We tracked 91-year-old James Israel, AKA James Treacy, down to an isolated rural cottage in south Wexford last week
We tracked 91-year-old James Israel, AKA James Treacy, down to an isolated rural cottage in south Wexford last week after he was given a suspended sentence for possession of child pornography.
Despite being described in court as a man ‘of deep spiritual faith’, Israel’s initial response when our reporter approached was somewhat less than Christian.
“You’re going to get into trouble, get out of here – go,” he roared, after our man identified himself.
“Journalist? Are you belonging to that cursed newspaper?” he then asked – referring to highly-respected local newspaper the Wexford People in which details of his case were first reported.
“Printing all those lies about this man!”
When our reporter clarified that he was with the Sunday World, Israel, somewhat mollified, continued: “Well, if that’s the case I apologise.
“My name is Trevor.”
Having already confirmed his identity from his publicly-available Facebook account, our reporter was then instructed to knock on the front door of Israel’s home and speak with a man who identified himself as Israel’s carer.
When we did so, the man told this newspaper that there was a media ban in place barring the details of Israel’s case from being made public.
TheSunday World later checked if this was the case and established no such court reporting restrictions were outlined at any stage during the hearing of Israel’s case.
At his appearance at Wexford Circuit Court, the nonagenarian had pleaded guilty before Judge Martin Nolan to possession of child pornography.
The offence came to light in April 2018 when he dropped his Apple Mac computer into Joyce’s Electrical in Wexford for servicing.
The technician assigned to carry out the work was concerned by the pictures on the device – including images of young boys with their genitals exposed –and gardai were alerted.
The Apple Mac was seized by investigators, as was a personal computer found when Israel’s cottage was searched under warrant.
Israel’s response was to argue that as there was no adult in any of the pictures the material should not be classified as pornography.
However, the law dictated otherwise and the elderly man pleaded guilty.
Details of what was found on two computers were given to the court by Detective Garda Trevor Buckley.
Hundreds of images of young boys not deemed pornographic showed up, the detective said.
However, there was also more sinister material, including a haul of pornographic cartoons.
And the court’s attention was drawn to four images of explicit child sex and more than 100 images of child exposure.
Asked by the Sunday Worldabout the images that had been found on his computer, Israel responded: “The computer had been hacked, that’s why we brought it in for repairs.
“It was left in to be repaired four or five years ago. Normally a person who had something to hide would not leave a device in a shop to be repaired.”

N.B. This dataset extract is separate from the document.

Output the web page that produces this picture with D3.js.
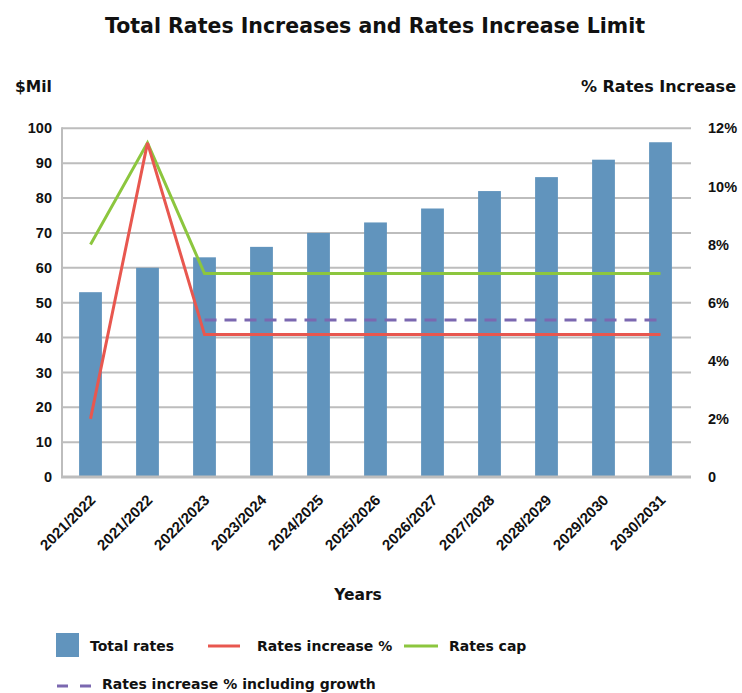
<!DOCTYPE html>
<html>
<head>
<meta charset="utf-8">
<script src="https://cdn.jsdelivr.net/npm/d3@7"></script>
<style>
  html, body { margin: 0; padding: 0; background: #fff; }
  svg { display: block; font-family: "DejaVu Sans", "Open Sans", sans-serif; font-weight: 700; }
</style>
</head>
<body>
<svg id="chart" width="742" height="693"></svg>
<script>
// Financial years (the first year appears twice in the source series)
const years = ["2021/2022", "2021/2022", "2022/2023", "2023/2024", "2024/2025",
               "2025/2026", "2026/2027", "2027/2028", "2028/2029", "2029/2030", "2030/2031"];

// Total rates, $ million
const totalRates = [53, 60, 63, 66, 70, 73, 77, 82, 86, 91, 96];

// Percentage series (right axis)
const ratesIncreasePct = [2, 11.5, 4.9, 4.9, 4.9, 4.9, 4.9, 4.9, 4.9, 4.9, 4.9];
const ratesCapPct = [8, 11.5, 7, 7, 7, 7, 7, 7, 7, 7, 7];
const ratesIncreaseGrowthPct = [null, null, 5.4, 5.4, 5.4, 5.4, 5.4, 5.4, 5.4, 5.4, 5.4];

// Axis ticks
const leftTicks = [0, 10, 20, 30, 40, 50, 60, 70, 80, 90, 100];
const rightTicks = [0, 2, 4, 6, 8, 10, 12];

const colors = {
  bar: "#6194bd",
  red: "#e8574f",
  green: "#8cc63e",
  purple: "#7b68b0",
  grid: "#bdbdbd",
  text: "#111111"
};

const svg = d3.select("#chart");

const plot = { left: 62, right: 689, top: 128.3, bottom: 477, gridRight: 691 };

const x = d3.scaleBand()
  .domain(d3.range(years.length))
  .range([plot.left, plot.right])
  .paddingInner(0.6)
  .paddingOuter(0.3);

const yLeft = d3.scaleLinear().domain([0, 100]).range([plot.bottom, plot.top]);
const yRight = d3.scaleLinear().domain([0, 12]).range([plot.bottom, plot.top]);

// Title
svg.append("text")
  .attr("x", 375).attr("y", 33)
  .attr("text-anchor", "middle")
  .attr("font-size", 20.5)
  .attr("fill", colors.text)
  .text("Total Rates Increases and Rates Increase Limit");

// Axis titles
svg.append("text").attr("x", 15).attr("y", 92)
  .attr("font-size", 15.5).attr("fill", colors.text).text("$Mil");
svg.append("text").attr("x", 736).attr("y", 92).attr("text-anchor", "end")
  .attr("font-size", 16).attr("fill", colors.text).text("% Rates Increase");
svg.append("text").attr("x", 358).attr("y", 600).attr("text-anchor", "middle")
  .attr("font-size", 15.5).attr("fill", colors.text).text("Years");

// Horizontal gridlines
svg.append("g")
  .selectAll("line")
  .data(leftTicks.slice(1))
  .join("line")
  .attr("x1", plot.left).attr("x2", plot.gridRight)
  .attr("y1", d => yLeft(d)).attr("y2", d => yLeft(d))
  .attr("stroke", colors.grid).attr("stroke-width", 2);

// Bars
svg.append("g")
  .selectAll("rect")
  .data(totalRates)
  .join("rect")
  .attr("x", (d, i) => x(i))
  .attr("width", x.bandwidth())
  .attr("y", d => yLeft(d))
  .attr("height", d => yLeft(0) - yLeft(d))
  .attr("fill", colors.bar);

// Axis lines
svg.append("line")
  .attr("x1", plot.left).attr("x2", plot.left)
  .attr("y1", plot.top - 1).attr("y2", plot.bottom)
  .attr("stroke", colors.grid).attr("stroke-width", 2);
svg.append("line")
  .attr("x1", plot.left - 1).attr("x2", plot.gridRight)
  .attr("y1", plot.bottom).attr("y2", plot.bottom)
  .attr("stroke", colors.grid).attr("stroke-width", 3);

// Left axis labels
const leftAxis = d3.axisLeft(yLeft).tickValues(leftTicks).tickSize(0).tickPadding(10);
const gl = svg.append("g").attr("transform", `translate(${plot.left},0)`).call(leftAxis);
gl.select(".domain").remove();
gl.selectAll("text").attr("font-size", 14.5).attr("font-family", null)
  .attr("fill", colors.text).attr("font-weight", 700);

// Right axis labels
const rightAxis = d3.axisRight(yRight).tickValues(rightTicks).tickSize(0).tickPadding(0)
  .tickFormat(d => d === 0 ? "0" : d + "%");
const gr = svg.append("g").attr("transform", "translate(708,0)").call(rightAxis);
gr.select(".domain").remove();
gr.selectAll("text").attr("font-size", 14.5).attr("font-family", null)
  .attr("fill", colors.text).attr("font-weight", 700);

// Category labels, rotated
const bottomAxis = d3.axisBottom(x).tickSize(0).tickFormat(i => years[i]);
const gb = svg.append("g").attr("transform", `translate(0,${plot.bottom})`).call(bottomAxis);
gb.select(".domain").remove();
gb.selectAll("text")
  .attr("font-size", 15).attr("font-family", null).attr("font-weight", 700)
  .attr("fill", colors.text)
  .attr("text-anchor", "end")
  .attr("dy", null).attr("y", null)
  .attr("transform", "translate(6,24) rotate(-45)");

// Percentage lines
const cx = i => x(i) + x.bandwidth() / 2;
const line = d3.line()
  .defined(d => d != null)
  .x((d, i) => cx(i))
  .y(d => yRight(d));

svg.append("path").datum(ratesCapPct)
  .attr("d", line).attr("fill", "none")
  .attr("stroke", colors.green).attr("stroke-width", 3);
svg.append("path").datum(ratesIncreasePct)
  .attr("d", line).attr("fill", "none")
  .attr("stroke", colors.red).attr("stroke-width", 3);
svg.append("path").datum(ratesIncreaseGrowthPct)
  .attr("d", line).attr("fill", "none")
  .attr("stroke", colors.purple).attr("stroke-width", 3)
  .attr("stroke-dasharray", "12,8");

// Legend
const legend = svg.append("g").attr("font-size", 14).attr("fill", colors.text);
legend.append("rect").attr("x", 56).attr("y", 633).attr("width", 23).attr("height", 24).attr("fill", colors.bar);
legend.append("text").attr("x", 90).attr("y", 651).text("Total rates");
legend.append("line").attr("x1", 208).attr("x2", 240).attr("y1", 646).attr("y2", 646)
  .attr("stroke", colors.red).attr("stroke-width", 3);
legend.append("text").attr("x", 257).attr("y", 651).text("Rates increase %");
legend.append("line").attr("x1", 404).attr("x2", 438).attr("y1", 646).attr("y2", 646)
  .attr("stroke", colors.green).attr("stroke-width", 3);
legend.append("text").attr("x", 449).attr("y", 651).text("Rates cap");
legend.append("line").attr("x1", 57).attr("x2", 91).attr("y1", 686).attr("y2", 686)
  .attr("stroke", colors.purple).attr("stroke-width", 3).attr("stroke-dasharray", "11,12");
legend.append("text").attr("x", 102).attr("y", 689).text("Rates increase % including growth");
</script>
</body>
</html>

Asked if he had raised the hacking defence in court, Israel accepted that he had not.
Asked if he was saying he hadn’t downloaded the images, Israel responded: “They weren’t done by us but they were on the computer.
“And you see there is a law in some countries in Europe where you can have stuff that the law here says no to.”
During Israel’s sentencing, Detective Garda Trevor Buckley outlined details of the pensioner’s background.
He said Israel was a former UK resident who was previously called James Treacy but changed his surname by deed poll to become Israel.
He had no record of convictions in Ireland but was convicted in the UK of ‘child stealing’ back in 1960.
The child in question was 11 years old at the time.
Asked about this conviction by the Sunday World, Israel said: “There was a religious thing.
“It meant that encouraging anyone to come out to be a priest was punishable, at one time, by death in England and, at another time, by seven years in prison.
“That boy was in the care of a religious order in Genoa and he was being well protected and looked after.
“And the Pope at the time, Pope John XXIII, knew he was OK.”
Asked if he was saying he had taken a child from England all the way to Italy, Israel said: “The child came himself of his own free will because he wanted to be a priest – to study in a place where he could do it.”
At Israel’s sentencing hearing, defending barrister Eamonn Whitmore stated that his client had worked all over Europe in the past.
Proficient in the German language, he worked as a Berlitz School teacher, spending time in Barcelona and Rome.
He was a man of deep spiritual faith, counsel suggested.
Judge Martin Nolan noted Israel’s belief that the material which landed him before the court was legal.
It would be an understatement to say he was misguided, and the court observed that “his views [are] not consistent with the criminal law in this country.”
However, at the age of 91, it would be unjust to send him to prison.
The judge suspended a two-year sentence handed down to Israel.
An order for destruction of the two computers was granted.
Israel was also warned in court that his age would not protect him from going to jail if he reoffends.